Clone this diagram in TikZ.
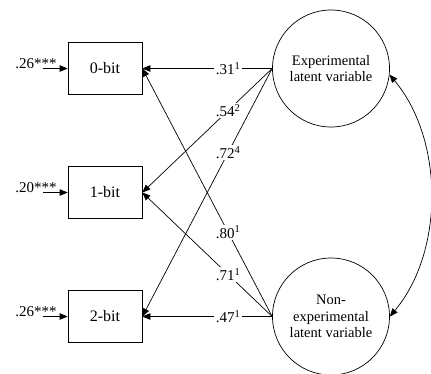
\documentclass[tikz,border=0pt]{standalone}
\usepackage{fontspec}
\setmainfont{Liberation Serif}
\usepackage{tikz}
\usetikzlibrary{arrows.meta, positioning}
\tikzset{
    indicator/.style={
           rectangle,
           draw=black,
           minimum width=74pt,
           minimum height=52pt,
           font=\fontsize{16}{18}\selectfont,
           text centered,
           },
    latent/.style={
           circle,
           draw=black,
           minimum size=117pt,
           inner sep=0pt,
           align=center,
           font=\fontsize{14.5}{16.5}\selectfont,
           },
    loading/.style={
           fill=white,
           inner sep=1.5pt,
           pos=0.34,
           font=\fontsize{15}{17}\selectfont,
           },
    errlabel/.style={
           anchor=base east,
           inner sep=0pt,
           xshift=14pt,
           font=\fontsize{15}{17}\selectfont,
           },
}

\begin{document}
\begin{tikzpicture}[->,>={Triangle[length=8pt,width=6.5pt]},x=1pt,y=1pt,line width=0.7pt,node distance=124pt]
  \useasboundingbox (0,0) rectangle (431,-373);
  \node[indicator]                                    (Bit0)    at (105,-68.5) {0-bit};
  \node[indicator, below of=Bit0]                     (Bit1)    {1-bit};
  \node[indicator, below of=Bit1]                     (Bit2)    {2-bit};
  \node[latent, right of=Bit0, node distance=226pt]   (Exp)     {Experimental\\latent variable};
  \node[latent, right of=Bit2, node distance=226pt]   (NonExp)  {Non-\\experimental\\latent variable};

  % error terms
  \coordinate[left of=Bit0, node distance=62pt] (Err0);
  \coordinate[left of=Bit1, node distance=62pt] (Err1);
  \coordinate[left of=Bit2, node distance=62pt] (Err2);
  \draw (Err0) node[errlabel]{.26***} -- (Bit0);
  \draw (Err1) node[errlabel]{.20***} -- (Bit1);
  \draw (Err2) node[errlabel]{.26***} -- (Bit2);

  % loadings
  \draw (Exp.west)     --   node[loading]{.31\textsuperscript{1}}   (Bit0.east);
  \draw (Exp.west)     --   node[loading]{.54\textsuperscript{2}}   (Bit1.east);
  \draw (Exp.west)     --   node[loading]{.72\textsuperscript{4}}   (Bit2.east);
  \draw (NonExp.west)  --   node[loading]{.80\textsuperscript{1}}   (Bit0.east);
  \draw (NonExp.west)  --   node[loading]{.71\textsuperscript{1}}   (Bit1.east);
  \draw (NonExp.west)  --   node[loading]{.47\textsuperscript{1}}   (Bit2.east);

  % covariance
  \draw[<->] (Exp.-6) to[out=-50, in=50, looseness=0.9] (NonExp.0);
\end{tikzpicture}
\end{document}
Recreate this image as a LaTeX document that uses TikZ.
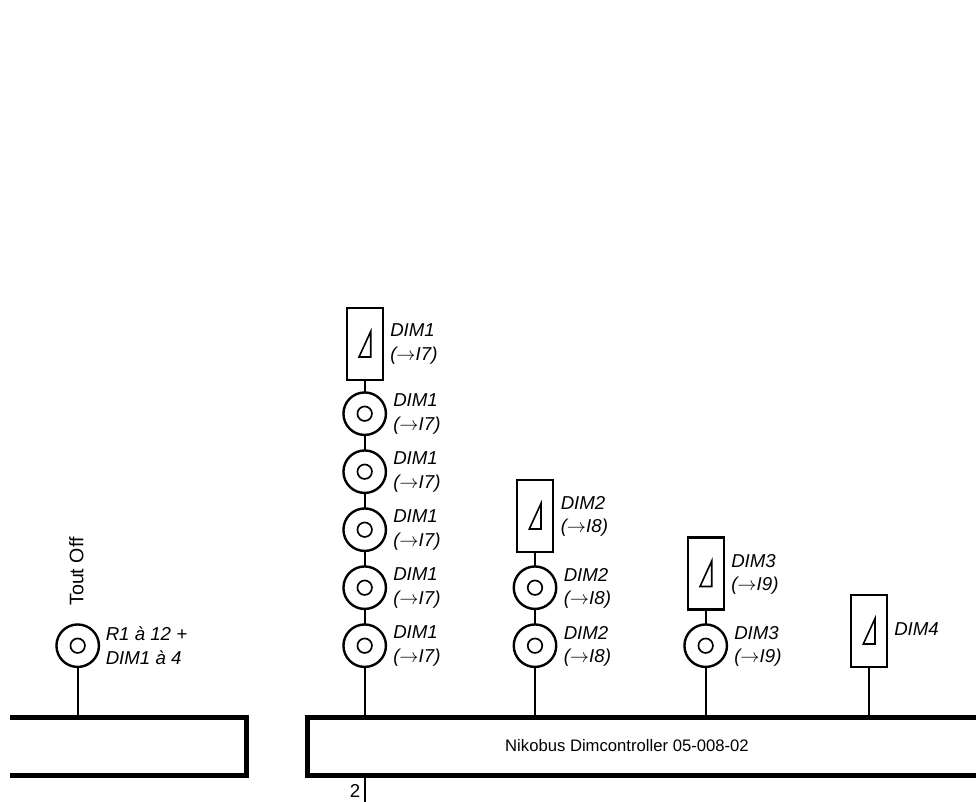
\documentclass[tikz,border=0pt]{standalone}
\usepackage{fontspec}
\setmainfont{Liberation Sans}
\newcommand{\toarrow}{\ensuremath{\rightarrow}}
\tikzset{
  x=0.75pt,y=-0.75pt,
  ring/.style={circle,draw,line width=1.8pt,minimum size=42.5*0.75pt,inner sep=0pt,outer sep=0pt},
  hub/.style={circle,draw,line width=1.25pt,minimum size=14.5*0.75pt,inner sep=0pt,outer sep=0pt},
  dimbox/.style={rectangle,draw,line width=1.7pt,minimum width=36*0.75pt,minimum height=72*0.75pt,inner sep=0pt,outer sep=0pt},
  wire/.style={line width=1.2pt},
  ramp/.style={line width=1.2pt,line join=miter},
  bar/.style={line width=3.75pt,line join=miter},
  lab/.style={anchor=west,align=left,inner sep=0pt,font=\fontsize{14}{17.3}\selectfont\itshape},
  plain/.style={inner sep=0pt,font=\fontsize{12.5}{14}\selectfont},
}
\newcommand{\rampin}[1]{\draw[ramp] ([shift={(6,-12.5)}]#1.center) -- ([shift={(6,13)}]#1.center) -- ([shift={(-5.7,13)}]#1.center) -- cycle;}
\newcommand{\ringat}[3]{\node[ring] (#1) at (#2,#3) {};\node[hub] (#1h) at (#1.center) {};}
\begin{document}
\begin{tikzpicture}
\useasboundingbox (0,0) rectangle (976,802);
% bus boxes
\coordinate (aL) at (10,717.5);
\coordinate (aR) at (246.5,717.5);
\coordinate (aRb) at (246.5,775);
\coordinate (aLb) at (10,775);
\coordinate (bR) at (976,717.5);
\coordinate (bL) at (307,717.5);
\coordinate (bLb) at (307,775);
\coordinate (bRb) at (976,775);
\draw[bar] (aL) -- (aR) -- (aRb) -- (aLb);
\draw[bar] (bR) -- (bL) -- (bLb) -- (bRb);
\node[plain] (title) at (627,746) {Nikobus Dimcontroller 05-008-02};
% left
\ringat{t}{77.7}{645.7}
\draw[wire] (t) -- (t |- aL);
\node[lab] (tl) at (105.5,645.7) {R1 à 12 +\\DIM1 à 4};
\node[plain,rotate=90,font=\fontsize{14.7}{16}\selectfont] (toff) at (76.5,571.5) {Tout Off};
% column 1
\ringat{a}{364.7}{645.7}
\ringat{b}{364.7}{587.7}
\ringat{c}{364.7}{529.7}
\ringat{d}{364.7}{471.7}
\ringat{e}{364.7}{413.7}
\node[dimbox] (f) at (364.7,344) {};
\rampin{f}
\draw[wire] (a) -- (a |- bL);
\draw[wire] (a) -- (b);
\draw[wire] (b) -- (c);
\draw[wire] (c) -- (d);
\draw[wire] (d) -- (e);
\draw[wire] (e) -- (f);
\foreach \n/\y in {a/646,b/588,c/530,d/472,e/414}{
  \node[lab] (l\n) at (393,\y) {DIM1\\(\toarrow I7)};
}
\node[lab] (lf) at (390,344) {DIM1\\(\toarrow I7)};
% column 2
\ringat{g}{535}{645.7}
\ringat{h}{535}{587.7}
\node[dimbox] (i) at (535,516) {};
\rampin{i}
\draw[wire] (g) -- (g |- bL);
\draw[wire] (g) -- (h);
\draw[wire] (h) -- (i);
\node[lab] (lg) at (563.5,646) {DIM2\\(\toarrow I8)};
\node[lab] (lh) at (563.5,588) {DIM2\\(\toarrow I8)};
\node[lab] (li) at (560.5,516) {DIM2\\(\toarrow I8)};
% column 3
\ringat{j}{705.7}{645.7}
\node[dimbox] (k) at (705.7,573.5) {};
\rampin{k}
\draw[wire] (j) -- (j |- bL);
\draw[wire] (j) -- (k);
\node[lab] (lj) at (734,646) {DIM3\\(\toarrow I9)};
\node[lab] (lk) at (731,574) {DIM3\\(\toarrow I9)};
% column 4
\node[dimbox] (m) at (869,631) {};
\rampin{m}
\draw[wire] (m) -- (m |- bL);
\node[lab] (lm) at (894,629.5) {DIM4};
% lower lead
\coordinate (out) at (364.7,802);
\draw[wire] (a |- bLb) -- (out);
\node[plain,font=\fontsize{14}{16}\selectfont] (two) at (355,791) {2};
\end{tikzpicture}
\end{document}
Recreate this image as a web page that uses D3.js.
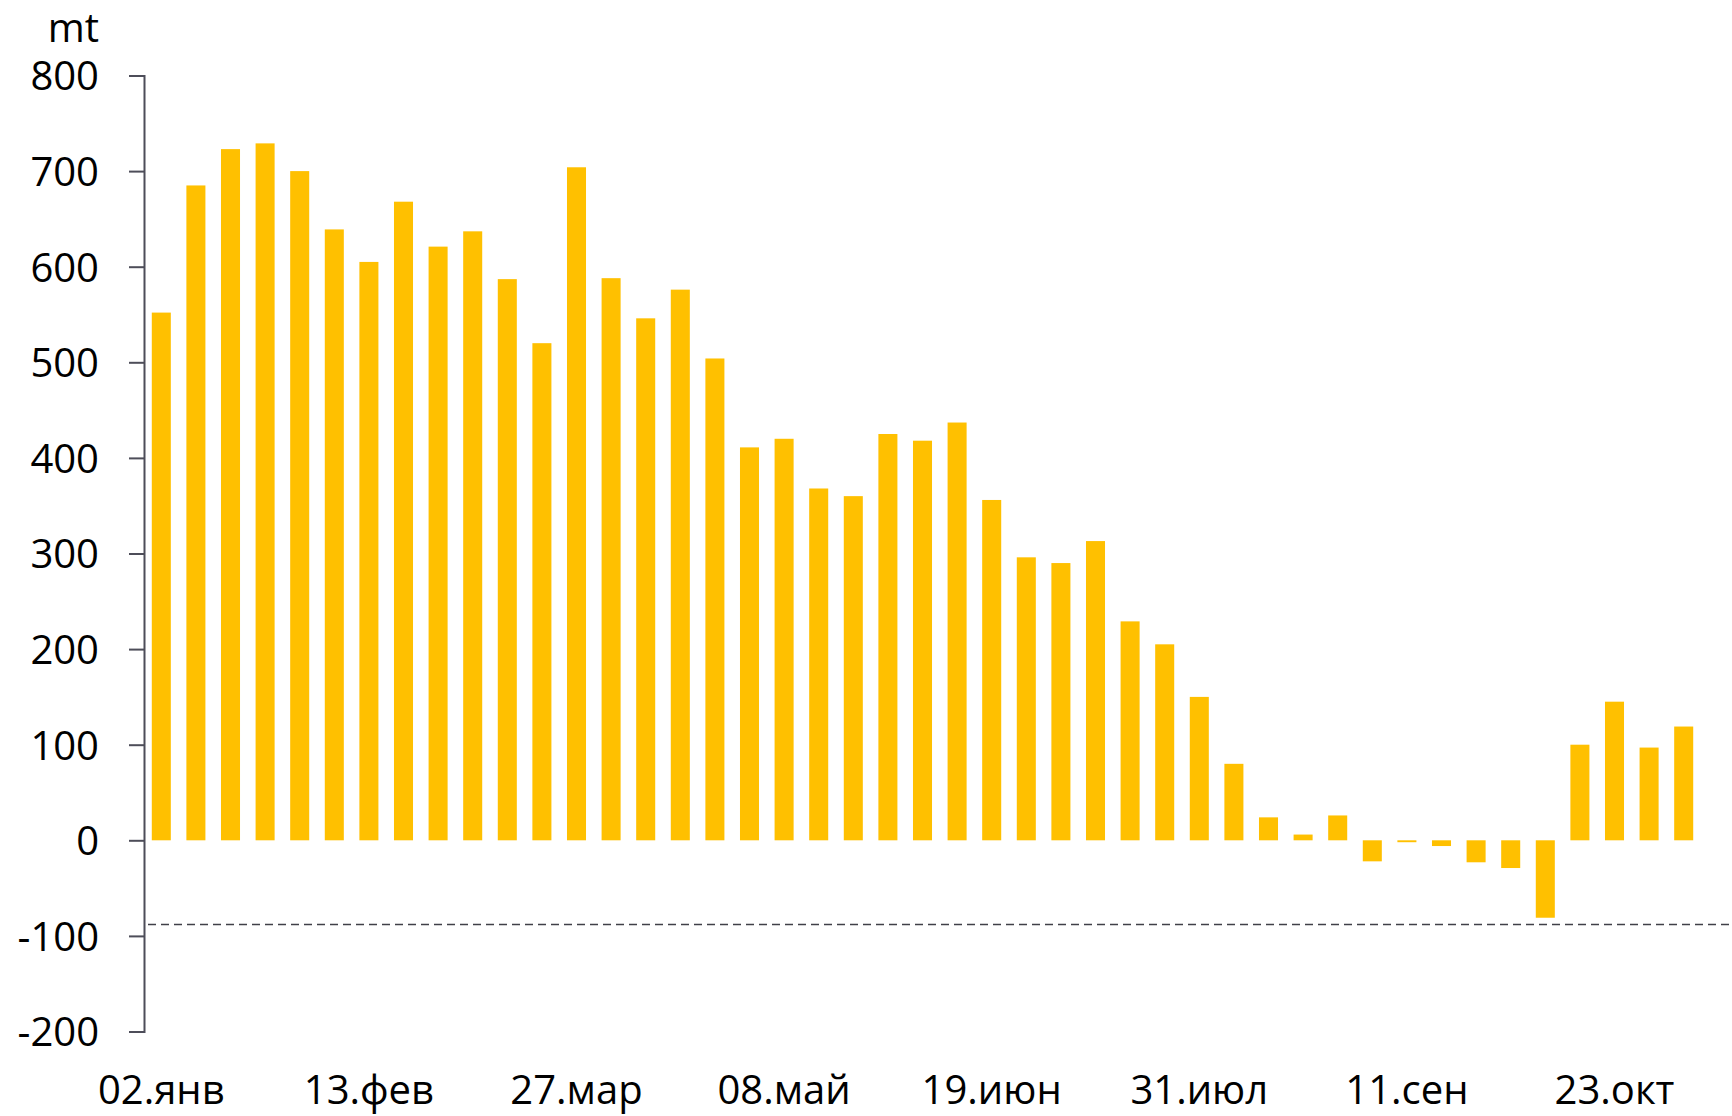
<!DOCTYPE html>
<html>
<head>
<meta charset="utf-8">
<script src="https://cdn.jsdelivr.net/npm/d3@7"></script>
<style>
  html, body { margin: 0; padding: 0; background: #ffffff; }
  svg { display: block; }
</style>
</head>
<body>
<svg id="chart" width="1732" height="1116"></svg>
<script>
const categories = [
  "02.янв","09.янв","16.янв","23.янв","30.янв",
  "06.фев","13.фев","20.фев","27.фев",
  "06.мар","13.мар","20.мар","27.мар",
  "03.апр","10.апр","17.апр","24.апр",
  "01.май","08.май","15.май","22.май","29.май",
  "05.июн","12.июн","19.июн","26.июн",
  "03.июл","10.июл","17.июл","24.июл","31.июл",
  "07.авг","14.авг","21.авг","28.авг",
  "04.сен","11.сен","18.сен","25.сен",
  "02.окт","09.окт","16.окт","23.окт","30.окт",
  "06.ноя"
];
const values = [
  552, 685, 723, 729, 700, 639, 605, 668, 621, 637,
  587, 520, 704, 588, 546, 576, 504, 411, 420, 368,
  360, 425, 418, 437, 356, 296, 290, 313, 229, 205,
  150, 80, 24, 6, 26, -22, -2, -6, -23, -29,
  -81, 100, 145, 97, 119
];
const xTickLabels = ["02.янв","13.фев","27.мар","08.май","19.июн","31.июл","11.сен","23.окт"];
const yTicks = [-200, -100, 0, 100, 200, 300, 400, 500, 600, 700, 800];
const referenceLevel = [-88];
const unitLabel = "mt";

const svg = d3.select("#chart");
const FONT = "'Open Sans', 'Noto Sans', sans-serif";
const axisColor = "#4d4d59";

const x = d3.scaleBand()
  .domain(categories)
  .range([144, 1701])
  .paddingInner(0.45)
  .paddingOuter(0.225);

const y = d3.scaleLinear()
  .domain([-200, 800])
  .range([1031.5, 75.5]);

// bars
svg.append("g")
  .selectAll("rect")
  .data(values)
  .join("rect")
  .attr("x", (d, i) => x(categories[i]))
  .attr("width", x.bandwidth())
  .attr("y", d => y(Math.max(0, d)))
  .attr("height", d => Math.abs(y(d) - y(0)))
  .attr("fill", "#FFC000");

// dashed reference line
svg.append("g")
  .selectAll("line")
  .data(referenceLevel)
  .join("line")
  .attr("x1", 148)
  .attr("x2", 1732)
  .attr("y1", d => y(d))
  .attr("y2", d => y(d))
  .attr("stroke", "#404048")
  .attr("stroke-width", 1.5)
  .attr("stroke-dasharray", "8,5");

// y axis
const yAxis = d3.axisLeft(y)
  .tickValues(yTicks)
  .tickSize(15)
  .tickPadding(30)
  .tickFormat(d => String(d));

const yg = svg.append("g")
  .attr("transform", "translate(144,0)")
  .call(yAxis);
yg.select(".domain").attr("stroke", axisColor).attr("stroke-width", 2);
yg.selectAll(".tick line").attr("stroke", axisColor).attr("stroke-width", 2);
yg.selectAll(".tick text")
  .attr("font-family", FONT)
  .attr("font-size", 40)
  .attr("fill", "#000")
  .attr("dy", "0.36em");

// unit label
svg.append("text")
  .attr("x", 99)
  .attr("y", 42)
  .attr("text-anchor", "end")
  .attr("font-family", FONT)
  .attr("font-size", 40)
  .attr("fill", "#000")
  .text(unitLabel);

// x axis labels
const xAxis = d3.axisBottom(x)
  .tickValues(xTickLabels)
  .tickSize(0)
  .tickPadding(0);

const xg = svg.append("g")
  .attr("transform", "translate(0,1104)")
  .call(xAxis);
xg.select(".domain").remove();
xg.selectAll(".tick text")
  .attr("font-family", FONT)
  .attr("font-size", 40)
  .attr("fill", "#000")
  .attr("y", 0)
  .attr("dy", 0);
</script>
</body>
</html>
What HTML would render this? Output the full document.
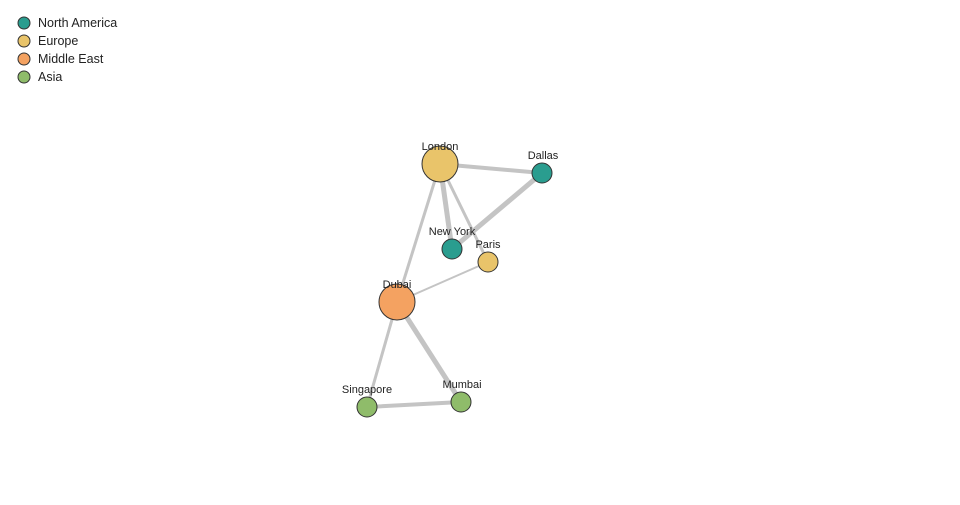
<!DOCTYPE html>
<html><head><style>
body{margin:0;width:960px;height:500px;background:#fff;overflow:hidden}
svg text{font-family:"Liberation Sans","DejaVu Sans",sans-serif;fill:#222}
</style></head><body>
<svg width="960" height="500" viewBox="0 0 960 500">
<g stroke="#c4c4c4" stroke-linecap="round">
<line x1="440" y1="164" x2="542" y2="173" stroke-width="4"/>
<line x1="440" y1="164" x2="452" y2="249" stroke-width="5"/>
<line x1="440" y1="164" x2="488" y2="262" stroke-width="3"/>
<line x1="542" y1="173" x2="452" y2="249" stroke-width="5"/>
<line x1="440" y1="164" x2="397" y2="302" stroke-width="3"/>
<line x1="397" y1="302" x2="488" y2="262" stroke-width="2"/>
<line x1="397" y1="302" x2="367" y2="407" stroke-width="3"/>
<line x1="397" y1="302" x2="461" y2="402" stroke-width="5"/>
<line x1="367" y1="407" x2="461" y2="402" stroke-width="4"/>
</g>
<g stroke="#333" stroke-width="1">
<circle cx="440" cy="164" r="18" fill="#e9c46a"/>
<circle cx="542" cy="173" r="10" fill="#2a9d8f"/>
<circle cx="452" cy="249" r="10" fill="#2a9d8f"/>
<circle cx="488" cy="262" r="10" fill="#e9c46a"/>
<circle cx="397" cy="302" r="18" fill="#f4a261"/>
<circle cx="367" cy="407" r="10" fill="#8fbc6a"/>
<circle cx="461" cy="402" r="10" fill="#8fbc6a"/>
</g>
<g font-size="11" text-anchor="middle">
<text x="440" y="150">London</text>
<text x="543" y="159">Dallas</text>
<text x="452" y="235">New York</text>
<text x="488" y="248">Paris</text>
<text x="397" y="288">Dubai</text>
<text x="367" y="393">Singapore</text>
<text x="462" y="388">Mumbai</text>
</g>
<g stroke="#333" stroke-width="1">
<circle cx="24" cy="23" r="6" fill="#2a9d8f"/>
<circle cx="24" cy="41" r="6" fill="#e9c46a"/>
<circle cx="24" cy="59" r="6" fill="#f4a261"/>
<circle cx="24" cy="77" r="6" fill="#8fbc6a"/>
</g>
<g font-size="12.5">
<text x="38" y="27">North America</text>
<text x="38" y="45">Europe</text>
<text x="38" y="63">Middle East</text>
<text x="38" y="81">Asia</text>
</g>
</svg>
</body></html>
+-------+
Out of the material above, gather each line where "that" appears.

Recreate this image as a LaTeX document that uses TikZ.
Recreate this image as a web page that uses D3.js.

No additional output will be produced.